(Charts and diagrams as code)
##########

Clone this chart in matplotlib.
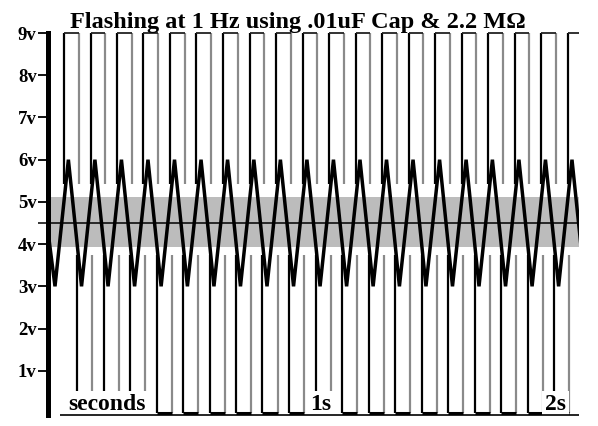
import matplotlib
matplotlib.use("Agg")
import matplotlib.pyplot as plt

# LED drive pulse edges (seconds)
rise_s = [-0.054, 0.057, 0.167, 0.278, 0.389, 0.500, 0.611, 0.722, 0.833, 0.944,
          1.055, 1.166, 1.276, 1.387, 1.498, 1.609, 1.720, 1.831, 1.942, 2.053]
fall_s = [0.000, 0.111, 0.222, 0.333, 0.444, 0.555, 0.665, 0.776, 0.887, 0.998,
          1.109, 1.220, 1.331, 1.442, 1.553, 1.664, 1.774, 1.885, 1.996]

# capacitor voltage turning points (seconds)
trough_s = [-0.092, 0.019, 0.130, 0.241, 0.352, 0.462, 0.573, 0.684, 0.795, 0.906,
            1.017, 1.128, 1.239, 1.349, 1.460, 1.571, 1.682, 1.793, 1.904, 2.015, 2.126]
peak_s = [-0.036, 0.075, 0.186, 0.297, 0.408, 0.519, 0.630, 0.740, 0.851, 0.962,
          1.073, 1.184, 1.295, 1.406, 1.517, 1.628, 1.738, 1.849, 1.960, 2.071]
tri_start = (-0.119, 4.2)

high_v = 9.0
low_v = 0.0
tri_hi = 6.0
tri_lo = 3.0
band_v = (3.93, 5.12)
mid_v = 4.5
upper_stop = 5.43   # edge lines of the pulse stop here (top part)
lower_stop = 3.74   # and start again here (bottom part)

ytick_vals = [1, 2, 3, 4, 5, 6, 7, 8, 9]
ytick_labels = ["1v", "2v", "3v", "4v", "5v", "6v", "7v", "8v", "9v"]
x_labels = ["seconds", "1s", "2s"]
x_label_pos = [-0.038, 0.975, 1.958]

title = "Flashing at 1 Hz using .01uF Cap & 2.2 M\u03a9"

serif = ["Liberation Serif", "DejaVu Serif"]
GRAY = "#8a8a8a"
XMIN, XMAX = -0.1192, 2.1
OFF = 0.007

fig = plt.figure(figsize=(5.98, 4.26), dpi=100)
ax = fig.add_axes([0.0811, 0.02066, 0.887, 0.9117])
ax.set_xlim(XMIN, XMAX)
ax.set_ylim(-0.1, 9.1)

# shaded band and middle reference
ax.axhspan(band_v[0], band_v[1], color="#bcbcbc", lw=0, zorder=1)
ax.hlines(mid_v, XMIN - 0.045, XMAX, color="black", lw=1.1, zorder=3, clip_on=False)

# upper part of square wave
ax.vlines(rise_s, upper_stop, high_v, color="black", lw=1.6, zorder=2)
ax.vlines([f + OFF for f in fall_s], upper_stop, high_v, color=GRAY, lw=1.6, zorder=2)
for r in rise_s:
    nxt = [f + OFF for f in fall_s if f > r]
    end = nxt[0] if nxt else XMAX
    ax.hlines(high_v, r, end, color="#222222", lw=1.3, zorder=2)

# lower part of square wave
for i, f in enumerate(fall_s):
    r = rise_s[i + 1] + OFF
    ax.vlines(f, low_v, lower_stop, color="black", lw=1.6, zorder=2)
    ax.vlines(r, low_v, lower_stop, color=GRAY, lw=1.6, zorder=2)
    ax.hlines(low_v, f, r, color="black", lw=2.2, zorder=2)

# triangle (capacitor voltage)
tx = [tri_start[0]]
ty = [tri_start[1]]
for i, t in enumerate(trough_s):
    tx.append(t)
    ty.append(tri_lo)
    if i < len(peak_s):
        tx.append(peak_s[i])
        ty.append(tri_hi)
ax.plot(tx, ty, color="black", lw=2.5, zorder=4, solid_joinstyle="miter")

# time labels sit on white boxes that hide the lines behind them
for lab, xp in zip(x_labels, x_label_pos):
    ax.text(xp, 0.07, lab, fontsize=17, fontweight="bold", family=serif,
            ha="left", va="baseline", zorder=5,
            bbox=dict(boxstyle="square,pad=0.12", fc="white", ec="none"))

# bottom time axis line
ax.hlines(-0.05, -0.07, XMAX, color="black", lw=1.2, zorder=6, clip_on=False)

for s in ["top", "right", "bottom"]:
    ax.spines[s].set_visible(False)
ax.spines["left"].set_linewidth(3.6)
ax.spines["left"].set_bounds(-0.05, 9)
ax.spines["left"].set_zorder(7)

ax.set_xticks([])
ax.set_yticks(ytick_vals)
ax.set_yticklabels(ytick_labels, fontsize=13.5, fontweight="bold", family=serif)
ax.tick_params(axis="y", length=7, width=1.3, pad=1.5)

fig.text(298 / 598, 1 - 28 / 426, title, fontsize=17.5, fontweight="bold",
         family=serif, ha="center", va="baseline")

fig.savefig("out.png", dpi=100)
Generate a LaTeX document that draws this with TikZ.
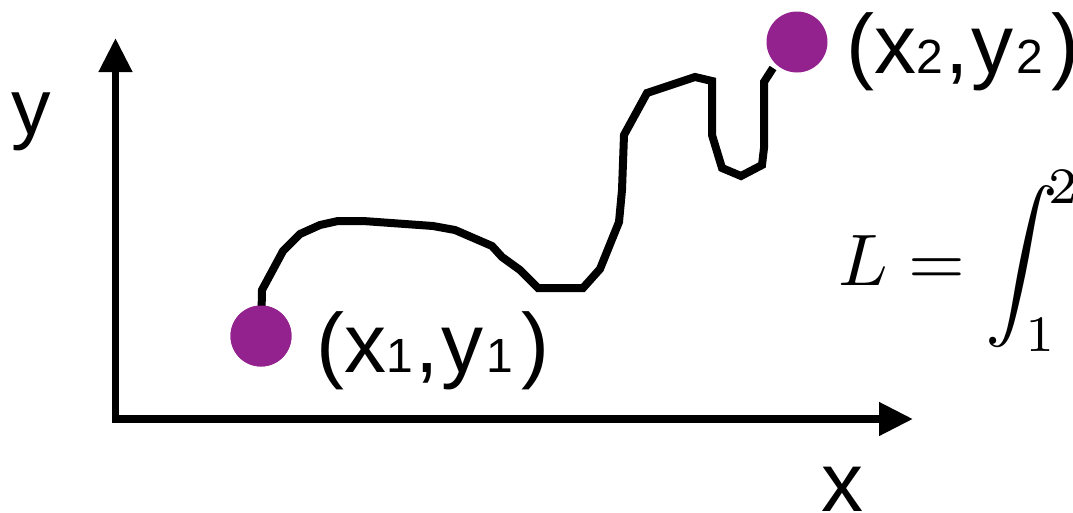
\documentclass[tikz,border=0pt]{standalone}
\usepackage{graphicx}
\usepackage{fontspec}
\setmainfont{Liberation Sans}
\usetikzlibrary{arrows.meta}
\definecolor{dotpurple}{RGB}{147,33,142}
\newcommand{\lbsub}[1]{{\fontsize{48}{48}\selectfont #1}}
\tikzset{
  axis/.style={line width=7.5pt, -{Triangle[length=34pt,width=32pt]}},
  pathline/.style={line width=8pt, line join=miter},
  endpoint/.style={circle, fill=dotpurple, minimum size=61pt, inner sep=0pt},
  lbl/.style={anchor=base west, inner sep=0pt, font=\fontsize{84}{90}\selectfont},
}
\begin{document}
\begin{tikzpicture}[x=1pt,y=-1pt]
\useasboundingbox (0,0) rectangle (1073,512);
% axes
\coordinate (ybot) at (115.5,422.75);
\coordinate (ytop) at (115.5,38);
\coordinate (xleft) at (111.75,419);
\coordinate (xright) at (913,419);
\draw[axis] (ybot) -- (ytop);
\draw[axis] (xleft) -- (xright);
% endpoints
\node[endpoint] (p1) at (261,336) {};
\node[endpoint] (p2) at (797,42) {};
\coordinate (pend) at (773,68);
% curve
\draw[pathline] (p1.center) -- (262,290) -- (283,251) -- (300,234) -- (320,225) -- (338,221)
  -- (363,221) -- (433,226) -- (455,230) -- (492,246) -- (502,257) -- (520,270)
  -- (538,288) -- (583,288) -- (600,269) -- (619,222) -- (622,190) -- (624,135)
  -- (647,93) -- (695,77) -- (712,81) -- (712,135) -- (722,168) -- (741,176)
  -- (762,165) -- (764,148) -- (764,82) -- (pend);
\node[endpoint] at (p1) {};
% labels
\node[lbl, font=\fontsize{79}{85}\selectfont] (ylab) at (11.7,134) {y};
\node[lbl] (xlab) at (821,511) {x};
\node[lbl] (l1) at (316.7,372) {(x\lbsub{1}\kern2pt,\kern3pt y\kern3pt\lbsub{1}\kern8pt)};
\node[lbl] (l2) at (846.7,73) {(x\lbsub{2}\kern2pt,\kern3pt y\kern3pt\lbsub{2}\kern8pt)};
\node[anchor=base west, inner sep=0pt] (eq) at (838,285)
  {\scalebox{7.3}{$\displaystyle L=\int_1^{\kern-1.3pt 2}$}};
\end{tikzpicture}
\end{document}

##########

* _Short exercise_
Repeat exactly the lines from the start of the entries down to the line with "lower_stop = 3.74", keeping both ends but none of the pictures.

* _Expected answer_
Clone this chart in matplotlib.
import matplotlib
matplotlib.use("Agg")
import matplotlib.pyplot as plt

# LED drive pulse edges (seconds)
rise_s = [-0.054, 0.057, 0.167, 0.278, 0.389, 0.500, 0.611, 0.722, 0.833, 0.944,
          1.055, 1.166, 1.276, 1.387, 1.498, 1.609, 1.720, 1.831, 1.942, 2.053]
fall_s = [0.000, 0.111, 0.222, 0.333, 0.444, 0.555, 0.665, 0.776, 0.887, 0.998,
          1.109, 1.220, 1.331, 1.442, 1.553, 1.664, 1.774, 1.885, 1.996]

# capacitor voltage turning points (seconds)
trough_s = [-0.092, 0.019, 0.130, 0.241, 0.352, 0.462, 0.573, 0.684, 0.795, 0.906,
            1.017, 1.128, 1.239, 1.349, 1.460, 1.571, 1.682, 1.793, 1.904, 2.015, 2.126]
peak_s = [-0.036, 0.075, 0.186, 0.297, 0.408, 0.519, 0.630, 0.740, 0.851, 0.962,
          1.073, 1.184, 1.295, 1.406, 1.517, 1.628, 1.738, 1.849, 1.960, 2.071]
tri_start = (-0.119, 4.2)

high_v = 9.0
low_v = 0.0
tri_hi = 6.0
tri_lo = 3.0
band_v = (3.93, 5.12)
mid_v = 4.5
upper_stop = 5.43   # edge lines of the pulse stop here (top part)
lower_stop = 3.74   # and start again here (bottom part)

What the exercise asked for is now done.